Reproduce every line of the material below, but drop the pictures.

=== INFORMATION PROVIDED ===

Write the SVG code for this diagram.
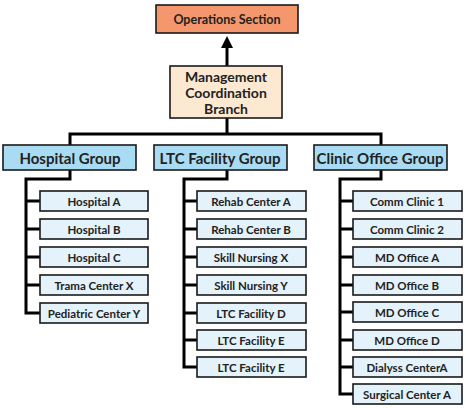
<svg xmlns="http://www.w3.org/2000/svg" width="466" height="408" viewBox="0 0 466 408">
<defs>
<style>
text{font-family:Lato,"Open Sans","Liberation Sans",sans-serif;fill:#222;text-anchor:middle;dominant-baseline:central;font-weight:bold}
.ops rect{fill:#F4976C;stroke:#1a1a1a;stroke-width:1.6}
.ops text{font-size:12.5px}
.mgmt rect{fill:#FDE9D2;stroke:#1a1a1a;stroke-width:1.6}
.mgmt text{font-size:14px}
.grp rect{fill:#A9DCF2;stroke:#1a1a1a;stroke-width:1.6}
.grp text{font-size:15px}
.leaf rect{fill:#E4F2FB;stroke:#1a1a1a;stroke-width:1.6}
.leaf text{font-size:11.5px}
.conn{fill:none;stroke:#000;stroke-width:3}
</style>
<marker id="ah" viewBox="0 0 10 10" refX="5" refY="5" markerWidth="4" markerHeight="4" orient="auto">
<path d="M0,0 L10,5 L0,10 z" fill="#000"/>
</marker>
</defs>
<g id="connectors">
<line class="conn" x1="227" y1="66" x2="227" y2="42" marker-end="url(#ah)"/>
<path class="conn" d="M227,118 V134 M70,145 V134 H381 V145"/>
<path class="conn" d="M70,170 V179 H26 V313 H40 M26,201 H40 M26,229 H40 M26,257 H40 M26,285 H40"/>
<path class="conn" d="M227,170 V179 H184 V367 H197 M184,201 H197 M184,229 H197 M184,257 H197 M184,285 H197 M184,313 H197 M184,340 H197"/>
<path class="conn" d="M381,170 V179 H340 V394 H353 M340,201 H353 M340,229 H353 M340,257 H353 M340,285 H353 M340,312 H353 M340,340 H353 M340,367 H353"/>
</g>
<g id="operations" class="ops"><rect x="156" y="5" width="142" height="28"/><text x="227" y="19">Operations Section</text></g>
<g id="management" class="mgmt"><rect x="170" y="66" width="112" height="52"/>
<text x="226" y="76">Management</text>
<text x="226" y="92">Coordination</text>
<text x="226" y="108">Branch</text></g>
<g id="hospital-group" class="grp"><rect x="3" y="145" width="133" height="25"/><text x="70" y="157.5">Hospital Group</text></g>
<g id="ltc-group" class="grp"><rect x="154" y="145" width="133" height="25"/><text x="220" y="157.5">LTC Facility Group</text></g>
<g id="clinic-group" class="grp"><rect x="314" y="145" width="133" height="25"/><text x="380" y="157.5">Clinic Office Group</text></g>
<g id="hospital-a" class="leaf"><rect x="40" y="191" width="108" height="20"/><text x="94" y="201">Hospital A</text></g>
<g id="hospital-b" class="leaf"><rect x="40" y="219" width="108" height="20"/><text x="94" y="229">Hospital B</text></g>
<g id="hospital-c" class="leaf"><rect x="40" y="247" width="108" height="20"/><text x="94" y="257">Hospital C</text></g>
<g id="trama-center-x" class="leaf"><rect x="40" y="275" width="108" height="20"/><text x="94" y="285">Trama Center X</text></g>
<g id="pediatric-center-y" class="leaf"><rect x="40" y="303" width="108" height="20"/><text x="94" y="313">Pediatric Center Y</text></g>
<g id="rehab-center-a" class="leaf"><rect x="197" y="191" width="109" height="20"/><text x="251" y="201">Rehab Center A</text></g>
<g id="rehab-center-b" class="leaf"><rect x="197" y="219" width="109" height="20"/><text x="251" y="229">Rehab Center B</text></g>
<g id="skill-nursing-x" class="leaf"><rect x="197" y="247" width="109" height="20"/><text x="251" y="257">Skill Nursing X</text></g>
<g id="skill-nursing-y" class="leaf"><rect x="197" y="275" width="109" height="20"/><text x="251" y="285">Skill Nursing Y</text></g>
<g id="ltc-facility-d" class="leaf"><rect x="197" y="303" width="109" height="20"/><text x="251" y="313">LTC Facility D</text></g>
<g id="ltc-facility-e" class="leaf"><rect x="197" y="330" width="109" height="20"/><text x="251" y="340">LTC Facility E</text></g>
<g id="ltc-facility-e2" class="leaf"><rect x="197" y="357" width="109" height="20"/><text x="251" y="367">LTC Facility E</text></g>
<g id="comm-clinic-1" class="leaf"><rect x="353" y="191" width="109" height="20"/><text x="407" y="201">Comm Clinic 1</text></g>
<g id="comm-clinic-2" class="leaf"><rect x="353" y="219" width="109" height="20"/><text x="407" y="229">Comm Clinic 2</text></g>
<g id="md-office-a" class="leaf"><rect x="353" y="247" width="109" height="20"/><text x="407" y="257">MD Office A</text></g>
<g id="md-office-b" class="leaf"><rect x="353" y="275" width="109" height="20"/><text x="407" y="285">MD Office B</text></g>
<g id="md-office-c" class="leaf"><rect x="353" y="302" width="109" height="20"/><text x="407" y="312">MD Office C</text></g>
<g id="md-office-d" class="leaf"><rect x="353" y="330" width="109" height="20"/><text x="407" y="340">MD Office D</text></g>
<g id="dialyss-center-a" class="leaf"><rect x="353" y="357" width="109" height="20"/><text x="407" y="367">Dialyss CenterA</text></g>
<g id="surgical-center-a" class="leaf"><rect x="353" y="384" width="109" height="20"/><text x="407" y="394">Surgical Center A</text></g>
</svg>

===

### COMPLETE OUTPUT
Write the SVG code for this diagram.
<svg xmlns="http://www.w3.org/2000/svg" width="466" height="408" viewBox="0 0 466 408">
<defs>
<style>
text{font-family:Lato,"Open Sans","Liberation Sans",sans-serif;fill:#222;text-anchor:middle;dominant-baseline:central;font-weight:bold}
.ops rect{fill:#F4976C;stroke:#1a1a1a;stroke-width:1.6}
.ops text{font-size:12.5px}
.mgmt rect{fill:#FDE9D2;stroke:#1a1a1a;stroke-width:1.6}
.mgmt text{font-size:14px}
.grp rect{fill:#A9DCF2;stroke:#1a1a1a;stroke-width:1.6}
.grp text{font-size:15px}
.leaf rect{fill:#E4F2FB;stroke:#1a1a1a;stroke-width:1.6}
.leaf text{font-size:11.5px}
.conn{fill:none;stroke:#000;stroke-width:3}
</style>
<marker id="ah" viewBox="0 0 10 10" refX="5" refY="5" markerWidth="4" markerHeight="4" orient="auto">
<path d="M0,0 L10,5 L0,10 z" fill="#000"/>
</marker>
</defs>
<g id="connectors">
<line class="conn" x1="227" y1="66" x2="227" y2="42" marker-end="url(#ah)"/>
<path class="conn" d="M227,118 V134 M70,145 V134 H381 V145"/>
<path class="conn" d="M70,170 V179 H26 V313 H40 M26,201 H40 M26,229 H40 M26,257 H40 M26,285 H40"/>
<path class="conn" d="M227,170 V179 H184 V367 H197 M184,201 H197 M184,229 H197 M184,257 H197 M184,285 H197 M184,313 H197 M184,340 H197"/>
<path class="conn" d="M381,170 V179 H340 V394 H353 M340,201 H353 M340,229 H353 M340,257 H353 M340,285 H353 M340,312 H353 M340,340 H353 M340,367 H353"/>
</g>
<g id="operations" class="ops"><rect x="156" y="5" width="142" height="28"/><text x="227" y="19">Operations Section</text></g>
<g id="management" class="mgmt"><rect x="170" y="66" width="112" height="52"/>
<text x="226" y="76">Management</text>
<text x="226" y="92">Coordination</text>
<text x="226" y="108">Branch</text></g>
<g id="hospital-group" class="grp"><rect x="3" y="145" width="133" height="25"/><text x="70" y="157.5">Hospital Group</text></g>
<g id="ltc-group" class="grp"><rect x="154" y="145" width="133" height="25"/><text x="220" y="157.5">LTC Facility Group</text></g>
<g id="clinic-group" class="grp"><rect x="314" y="145" width="133" height="25"/><text x="380" y="157.5">Clinic Office Group</text></g>
<g id="hospital-a" class="leaf"><rect x="40" y="191" width="108" height="20"/><text x="94" y="201">Hospital A</text></g>
<g id="hospital-b" class="leaf"><rect x="40" y="219" width="108" height="20"/><text x="94" y="229">Hospital B</text></g>
<g id="hospital-c" class="leaf"><rect x="40" y="247" width="108" height="20"/><text x="94" y="257">Hospital C</text></g>
<g id="trama-center-x" class="leaf"><rect x="40" y="275" width="108" height="20"/><text x="94" y="285">Trama Center X</text></g>
<g id="pediatric-center-y" class="leaf"><rect x="40" y="303" width="108" height="20"/><text x="94" y="313">Pediatric Center Y</text></g>
<g id="rehab-center-a" class="leaf"><rect x="197" y="191" width="109" height="20"/><text x="251" y="201">Rehab Center A</text></g>
<g id="rehab-center-b" class="leaf"><rect x="197" y="219" width="109" height="20"/><text x="251" y="229">Rehab Center B</text></g>
<g id="skill-nursing-x" class="leaf"><rect x="197" y="247" width="109" height="20"/><text x="251" y="257">Skill Nursing X</text></g>
<g id="skill-nursing-y" class="leaf"><rect x="197" y="275" width="109" height="20"/><text x="251" y="285">Skill Nursing Y</text></g>
<g id="ltc-facility-d" class="leaf"><rect x="197" y="303" width="109" height="20"/><text x="251" y="313">LTC Facility D</text></g>
<g id="ltc-facility-e" class="leaf"><rect x="197" y="330" width="109" height="20"/><text x="251" y="340">LTC Facility E</text></g>
<g id="ltc-facility-e2" class="leaf"><rect x="197" y="357" width="109" height="20"/><text x="251" y="367">LTC Facility E</text></g>
<g id="comm-clinic-1" class="leaf"><rect x="353" y="191" width="109" height="20"/><text x="407" y="201">Comm Clinic 1</text></g>
<g id="comm-clinic-2" class="leaf"><rect x="353" y="219" width="109" height="20"/><text x="407" y="229">Comm Clinic 2</text></g>
<g id="md-office-a" class="leaf"><rect x="353" y="247" width="109" height="20"/><text x="407" y="257">MD Office A</text></g>
<g id="md-office-b" class="leaf"><rect x="353" y="275" width="109" height="20"/><text x="407" y="285">MD Office B</text></g>
<g id="md-office-c" class="leaf"><rect x="353" y="302" width="109" height="20"/><text x="407" y="312">MD Office C</text></g>
<g id="md-office-d" class="leaf"><rect x="353" y="330" width="109" height="20"/><text x="407" y="340">MD Office D</text></g>
<g id="dialyss-center-a" class="leaf"><rect x="353" y="357" width="109" height="20"/><text x="407" y="367">Dialyss CenterA</text></g>
<g id="surgical-center-a" class="leaf"><rect x="353" y="384" width="109" height="20"/><text x="407" y="394">Surgical Center A</text></g>
</svg>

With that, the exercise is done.